What's Up With The Endangerment Finding Litigation?
/Have you heard of the “Endangerment Finding” (EF)? You have if you have been reading this blog for any period of time.
The 2009 EF is likely the most consequential, expensive and destructive regulatory action ever put in place by the federal bureaucracy. In that action, EPA claimed to find that carbon dioxide and several other so-called “greenhouse gases” constitute a “danger” to human health and welfare. Using the EF as the predicate, the administrative state under the Obama and Biden presidencies implemented dozens of major regulations intended to transform the entire energy sector of the U.S. economy.
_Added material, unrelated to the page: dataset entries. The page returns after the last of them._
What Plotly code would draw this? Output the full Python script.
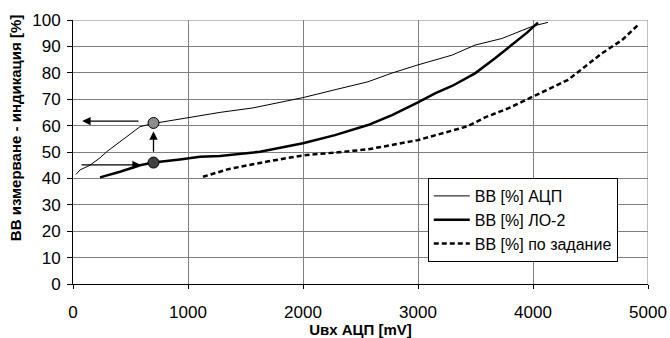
import plotly.graph_objects as go

# --- data ---
adc_x = [26, 61, 148, 235, 293, 409, 496, 583, 698, 870, 1017, 1278, 1565, 2000, 2270, 2565, 2774, 3000, 3296, 3496, 3730, 4000, 4130]
adc_y = [41.5, 43.2, 45, 47.8, 50.1, 53.9, 57, 59.6, 60.8, 62, 63.3, 65, 66.7, 70.6, 73.5, 76.6, 79.9, 83, 86.7, 90.5, 93, 97.7, 99.1]

lo2_x = [235, 409, 583, 696, 930, 1104, 1278, 1391, 1626, 2000, 2278, 2565, 2774, 3000, 3148, 3296, 3496, 3670, 3817, 3948, 4043]
lo2_y = [40.4, 42.5, 45, 46, 47.2, 48.2, 48.5, 49.1, 50.1, 53.3, 56.4, 60.2, 64, 68.8, 72.2, 75, 79.8, 85.5, 90.5, 95.2, 99]

task_x = [1130, 1350, 1700, 2000, 2278, 2565, 3000, 3435, 3583, 3783, 4000, 4304, 4600, 4774, 4913]
task_y = [40.6, 43.5, 46.5, 48.7, 49.8, 51, 54.5, 59.8, 63.1, 66.5, 71, 77.3, 87.4, 92.4, 98.1]

names = ["ВВ [%] АЦП", "ВВ [%] ЛО-2", "ВВ [%] по задание"]

# highlighted points (x, y)
pt_adc = (700, 61)
pt_lo2 = (700, 46)

# arrows: (tail_x, tail_y, head_x, head_y)
arrows = [
    (583, 61.7, 80, 61.7),
    (61, 45.1, 590, 45.1),
    (700, 49.5, 700, 57.8),
]

x_ticks = [0, 1000, 2000, 3000, 4000, 5000]
y_ticks = list(range(0, 101, 10))

FONT = "Arial, Liberation Sans, sans-serif"

fig = go.Figure()
fig.add_trace(go.Scatter(x=adc_x, y=adc_y, mode="lines", name=names[0],
                         line=dict(color="black", width=1)))
fig.add_trace(go.Scatter(x=lo2_x, y=lo2_y, mode="lines", name=names[1],
                         line=dict(color="black", width=2.5)))
fig.add_trace(go.Scatter(x=task_x, y=task_y, mode="lines", name=names[2],
                         line=dict(color="black", width=2.5, dash="5px,3px")))
fig.add_trace(go.Scatter(x=[pt_adc[0]], y=[pt_adc[1]], mode="markers", showlegend=False,
                         marker=dict(size=11, color="#8c8c8c", line=dict(color="black", width=1))))
fig.add_trace(go.Scatter(x=[pt_lo2[0]], y=[pt_lo2[1]], mode="markers", showlegend=False,
                         marker=dict(size=11, color="#404040", line=dict(color="black", width=1))))

for tx, ty, hx, hy in arrows:
    fig.add_annotation(x=hx, y=hy, ax=tx, ay=ty, xref="x", yref="y", axref="x", ayref="y",
                       text="", showarrow=True, arrowhead=2, arrowsize=1.3, arrowwidth=1.3,
                       arrowcolor="black")

# plot border (right / top) in grey
fig.add_shape(type="line", xref="x", yref="y", x0=5000, x1=5000, y0=0, y1=100,
              line=dict(color="#808080", width=1))
fig.add_shape(type="line", xref="x", yref="y", x0=0, x1=5000, y0=100, y1=100,
              line=dict(color="#808080", width=1))

fig.add_annotation(text="<b>ВВ измерване - индикация [%]</b>", textangle=-90,
                   xref="paper", yref="paper", x=-0.101, y=0.59, showarrow=False,
                   xanchor="center", yanchor="middle",
                   font=dict(family=FONT, size=15, color="black"))

fig.update_layout(
    template="none",
    width=670, height=338,
    margin=dict(l=73, r=22, t=20, b=54, autoexpand=False),
    paper_bgcolor="white", plot_bgcolor="white",
    font=dict(family=FONT, size=17, color="black"),
    showlegend=True,
    legend=dict(x=0.617, y=0.4015, xanchor="left", yanchor="top",
                bgcolor="white", bordercolor="black", borderwidth=1,
                font=dict(family=FONT, size=16, color="black"),
                tracegroupgap=0, itemwidth=36),
    xaxis=dict(range=[0, 5000], tickvals=x_ticks, ticktext=[str(v) for v in x_ticks],
               automargin=False,
               showgrid=True, gridcolor="#808080", gridwidth=1,
               showline=True, linecolor="black", linewidth=1,
               ticks="outside", ticklen=4, tickcolor="black", ticklabelstandoff=9,
               zeroline=False,
               title=dict(text="<b>Uвх АЦП [mV]</b>", font=dict(family=FONT, size=15), standoff=0)),
    yaxis=dict(range=[0, 100], tickvals=y_ticks, automargin=False,
               showgrid=True, gridcolor="#808080", gridwidth=1,
               showline=True, linecolor="black", linewidth=1,
               ticks="outside", ticklen=5, tickcolor="black", ticklabelstandoff=3,
               zeroline=False),
)

fig.write_html("out.html", config={"displayModeBar": False},
               post_script="document.body.style.margin='0px';document.body.style.overflow='hidden';")
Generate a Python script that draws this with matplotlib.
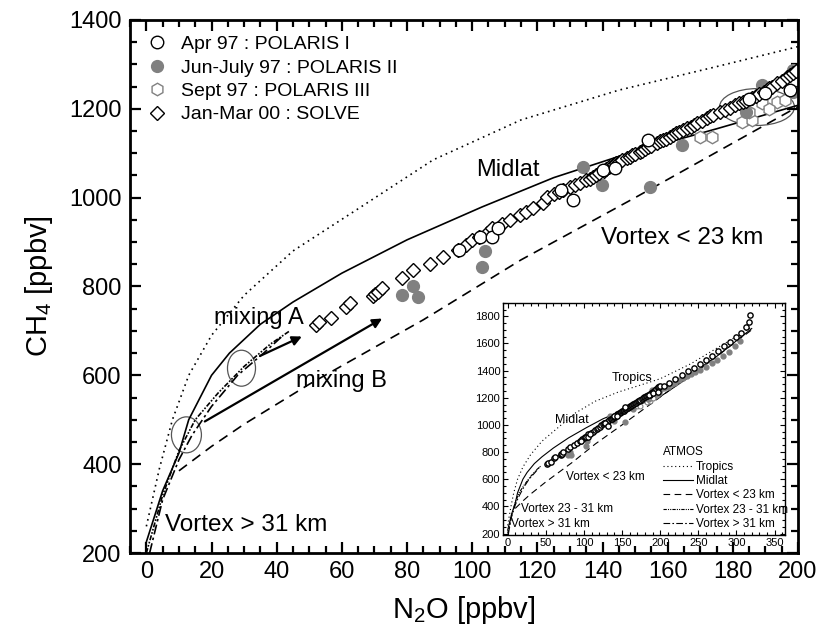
import matplotlib.pyplot as plt
from matplotlib.patches import Ellipse
from matplotlib.ticker import MultipleLocator

plt.rcParams["font.family"] = ["Liberation Sans", "DejaVu Sans"]
plt.rcParams["mathtext.default"] = "regular"

# ATMOS reference correlation curves (N2O, CH4 in ppbv)
tropics_n2o = [0, 4, 8, 13, 20, 30, 45, 65, 88, 115, 145, 175, 200, 240, 280, 320]
tropics_ch4 = [260, 390, 500, 600, 690, 780, 880, 975, 1085, 1175, 1242, 1295, 1340, 1450, 1585, 1720]
midlat_n2o = [0, 5, 10, 13, 20, 25.5, 35, 45, 60, 80, 103, 125, 148, 175, 200, 240, 280, 320]
midlat_ch4 = [225, 340, 425, 500, 600, 650, 715, 765, 830, 905, 979, 1045, 1100, 1155, 1208, 1360, 1530, 1710]
vlow_n2o = [10, 20, 30, 50, 85, 115, 150, 200, 240, 280, 320]
vlow_ch4 = [385, 440, 490, 580, 725, 860, 1000, 1205, 1370, 1530, 1700]
vmid_n2o = [0, 5, 10, 15, 22, 30, 38, 44]
vmid_ch4 = [200, 330, 430, 500, 560, 620, 670, 700]
vhigh_n2o = [1, 5, 10, 14, 20, 28, 36, 42]
vhigh_ch4 = [200, 320, 410, 465, 530, 600, 650, 690]

# POLARIS I, Apr 97
pol1_n2o = [96.0, 102.3, 106.0, 108.0, 127.4, 131.0, 140.0, 143.8, 154.0, 185.0, 190.0, 197.5]
pol1_ch4 = [882, 911, 911, 932, 1017, 995, 1062, 1067, 1130, 1222, 1236, 1242]
# POLARIS II, Jun-July 97
pol2_n2o = [78.6, 81.7, 83.3, 103.8, 103.0, 134.0, 139.8, 154.5, 164.4, 184.0, 189.0, 198.5, 198.5]
pol2_ch4 = [781, 801, 776, 880, 844, 1069, 1029, 1024, 1119, 1193, 1254, 1287, 1238]
# POLARIS III, Sept 97
pol3_n2o = [170.0, 173.6, 182.8, 186.0, 185.0, 189.0, 193.5, 196.0, 191.0]
pol3_ch4 = [1137, 1137, 1170, 1175, 1193, 1213, 1215, 1220, 1200]
# SOLVE, Jan-Mar 00
solve_n2o = [52.0, 53.0, 56.8, 61.4, 62.4, 69.5, 70.2, 71.0, 72.2, 78.6, 81.7, 87.0, 91.0,
             95.5, 98.0, 99.8, 102.0, 104.5, 106.0, 109.0, 111.5, 114.6, 116.5, 118.6,
             121.7, 122.9, 125.0, 126.5, 127.8, 130.0, 131.5, 133.0, 135.0, 136.0, 137.0,
             138.0, 139.0, 140.5, 141.0, 142.0, 143.5, 144.0, 145.0, 146.0, 147.5, 148.5,
             149.0, 150.0, 151.5, 152.0, 153.0, 154.0, 155.0, 156.7, 157.5, 158.5, 159.5,
             160.7, 161.5, 162.5, 163.5, 164.7, 166.0, 167.0, 168.0, 169.0, 170.5, 172.0,
             173.0, 174.0, 176.0, 177.5, 179.0, 180.5, 182.0, 183.0, 184.0, 186.0, 187.0,
             188.0, 189.5, 190.5, 191.0, 192.0, 193.5, 195.0, 196.6, 197.5, 198.5, 199.5]
solve_ch4 = [713, 719, 729, 754, 763, 779, 783, 788, 797, 819, 837, 850, 866,
             882, 893, 905, 911, 920, 932, 940, 950, 961, 968, 977,
             988, 1001, 1008, 1012, 1017, 1025, 1029, 1033, 1040, 1043, 1046,
             1050, 1055, 1060, 1064, 1069, 1075, 1077, 1080, 1085, 1089, 1092,
             1095, 1099, 1103, 1106, 1110, 1114, 1117, 1123, 1127, 1130, 1133,
             1137, 1141, 1145, 1148, 1152, 1156, 1160, 1164, 1168, 1173, 1179,
             1183, 1186, 1193, 1198, 1202, 1208, 1213, 1215, 1218, 1224, 1228,
             1233, 1238, 1242, 1246, 1250, 1258, 1262, 1271, 1276, 1280, 1284]
# high-N2O measurements shown only in the full-range panel
hi_n2o = [205, 212, 220, 228, 236, 244, 252, 260, 268, 276, 284, 292, 300, 306, 312, 316, 318]
hi_ch4 = [1290, 1310, 1340, 1365, 1395, 1420, 1450, 1480, 1510, 1545, 1580, 1610, 1650, 1680, 1720, 1760, 1810]
hi_gray_n2o = [195, 200, 205, 210, 215, 220, 225, 230, 235, 240, 245, 252, 260, 268, 275, 283, 290, 298, 305]
hi_gray_ch4 = [1230, 1255, 1270, 1280, 1300, 1310, 1330, 1345, 1360, 1375, 1390, 1405, 1430, 1455, 1480, 1510, 1540, 1580, 1620]

GRAY = "#808080"


def draw_curves(ax, lw):
    ax.plot(tropics_n2o, tropics_ch4, color="black", lw=lw, ls=(0, (1, 2.5)), label="Tropics")
    ax.plot(midlat_n2o, midlat_ch4, color="black", lw=lw, ls="-", label="Midlat")
    ax.plot(vlow_n2o, vlow_ch4, color="black", lw=lw, ls=(0, (6, 4)), label="Vortex < 23 km")
    ax.plot(vmid_n2o, vmid_ch4, color="black", lw=lw, ls=(0, (3, 1, 1, 1, 1, 1)),
            label="Vortex 23 - 31 km")
    ax.plot(vhigh_n2o, vhigh_ch4, color="black", lw=lw, ls=(0, (6, 2, 1.5, 2)),
            label="Vortex > 31 km")


def style_ticks(ax, size, major_len, minor_len, width, pad):
    ax.tick_params(which="both", direction="in", top=True, right=True, width=width,
                   labelsize=size, pad=pad)
    ax.tick_params(which="major", length=major_len)
    ax.tick_params(which="minor", length=minor_len)


fig = plt.figure(figsize=(8.18, 6.36), dpi=100)
ax = fig.add_axes([0.159, 0.1305, 0.8166, 0.8381])

draw_curves(ax, 1.2)

ax.plot(pol3_n2o, pol3_ch4, ls="none", marker="h", ms=9, mfc="white", mec=GRAY, mew=1.0,
        label="Sept 97 : POLARIS III")
ax.plot(pol2_n2o, pol2_ch4, ls="none", marker="o", ms=8.5, mfc=GRAY, mec=GRAY,
        label="Jun-July 97 : POLARIS II")
ax.plot(solve_n2o, solve_ch4, ls="none", marker="D", ms=6.8, mfc="white", mec="black", mew=1.0,
        label="Jan-Mar 00 : SOLVE")
ax.plot(pol1_n2o, pol1_ch4, ls="none", marker="o", ms=9, mfc="white", mec="black", mew=1.0,
        label="Apr 97 : POLARIS I")

# mixing regions and arrows
ax.add_patch(Ellipse((12.3, 466), 9.2, 81, fill=False, ec="#555555", lw=0.9))
ax.add_patch(Ellipse((29.2, 616), 8.6, 81, fill=False, ec="#555555", lw=0.9))
ax.add_patch(Ellipse((187.4, 1204), 23, 83, fill=False, ec="#555555", lw=0.9))
ax.annotate("", xy=(48.5, 690), xytext=(34.1, 641),
            arrowprops=dict(arrowstyle="-|>", color="black", lw=1.6, mutation_scale=14))
ax.annotate("", xy=(73.1, 731), xytext=(17.2, 493),
            arrowprops=dict(arrowstyle="-|>", color="black", lw=1.6, mutation_scale=14))

ax.text(34.4, 729, "mixing A", fontsize=17, ha="center", va="center")
ax.text(59.9, 587, "mixing B", fontsize=17, ha="center", va="center")
ax.text(110.9, 1062, "Midlat", fontsize=17, ha="center", va="center")
ax.text(164.4, 909, "Vortex < 23 km", fontsize=17.5, ha="center", va="center")
ax.text(30.7, 263, "Vortex > 31 km", fontsize=17.5, ha="center", va="center")

ax.set_xlim(-5, 200)
ax.set_ylim(200, 1400)
ax.xaxis.set_major_locator(MultipleLocator(20))
ax.xaxis.set_minor_locator(MultipleLocator(5))
ax.yaxis.set_major_locator(MultipleLocator(200))
ax.yaxis.set_minor_locator(MultipleLocator(50))
style_ticks(ax, 17, 8, 5, 1.6, 6)
for spine in ax.spines.values():
    spine.set_linewidth(2.0)
ax.set_xlabel("N$_2$O [ppbv]", fontsize=21, labelpad=8)
ax.set_ylabel("CH$_4$ [ppbv]", fontsize=21, labelpad=10)

handles, labels = ax.get_legend_handles_labels()
order = ["Apr 97 : POLARIS I", "Jun-July 97 : POLARIS II", "Sept 97 : POLARIS III",
         "Jan-Mar 00 : SOLVE"]
hmap = dict(zip(labels, handles))
ax.legend([hmap[k] for k in order], order, loc="upper left", fontsize=14, frameon=False,
          handletextpad=0.6, labelspacing=0.3, borderaxespad=0.4, handlelength=1.2)

# full-range inset
ins = fig.add_axes([0.615, 0.159, 0.345, 0.365])
draw_curves(ins, 0.8)
ins.plot(pol3_n2o, pol3_ch4, ls="none", marker="o", ms=3.5, mfc="white", mec=GRAY, mew=0.8)
ins.plot(pol2_n2o + hi_gray_n2o, pol2_ch4 + hi_gray_ch4, ls="none", marker="o", ms=3.5,
         mfc=GRAY, mec=GRAY)
ins.plot(solve_n2o + hi_n2o, solve_ch4 + hi_ch4, ls="none", marker="o", ms=3.8,
         mfc="white", mec="black", mew=1.0)
ins.plot(pol1_n2o, pol1_ch4, ls="none", marker="o", ms=3.8, mfc="white", mec="black", mew=1.0)
ins.text(163, 1348, "Tropics", fontsize=9, ha="center", va="center")
ins.text(84, 1037, "Midlat", fontsize=9, ha="center", va="center")
ins.text(127.6, 615, "Vortex < 23 km", fontsize=8.5, ha="center", va="center")
ins.text(77.6, 378, "Vortex 23 - 31 km", fontsize=8.5, ha="center", va="center")
ins.text(56.6, 267, "Vortex > 31 km", fontsize=8.5, ha="center", va="center")
ins.set_xlim(-6, 364)
ins.set_ylim(190, 1900)
ins.xaxis.set_major_locator(MultipleLocator(50))
ins.xaxis.set_minor_locator(MultipleLocator(10))
ins.yaxis.set_major_locator(MultipleLocator(200))
ins.yaxis.set_minor_locator(MultipleLocator(50))
style_ticks(ins, 8, 3.5, 2, 0.8, 2)
for spine in ins.spines.values():
    spine.set_linewidth(1.0)
ins.legend(loc="lower left", bbox_to_anchor=(0.54, -0.01), title="ATMOS", fontsize=8.5,
           title_fontsize=8.5, alignment="left", frameon=False, handlelength=2.6,
           handletextpad=0.2, labelspacing=0.2, borderaxespad=0.2)

fig.savefig("out.png", dpi=100)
Obama/Biden regulations based on the EF sought, for example, to force the closure of all fossil-fuel based power plants; to end the production of internal-combustion-based cars in favor of electric cars; to restrict drilling for oil and for natural gas; to halt construction of pipelines; and many, many other such things.
The total cost was heading well into the trillions when President Trump returned to office in 2025. One of Trump’s first day Executive Orders in his second term directed all agencies to “review” and then begin to “suspend, revise, or rescind” all agency actions “identified as unduly burdensome” to U.S. energy production. EPA promptly began a lengthy regulatory process to rescind the EF. The final rule doing away with the EF became final on February 13, 2026. I had a post reporting on the rescission on February 15.
If it withstands court challenges, the rescission of the EF is a death blow against the entire and vast climate grift industry. Obviously the rescission was going to unleash a tsunami of litigation.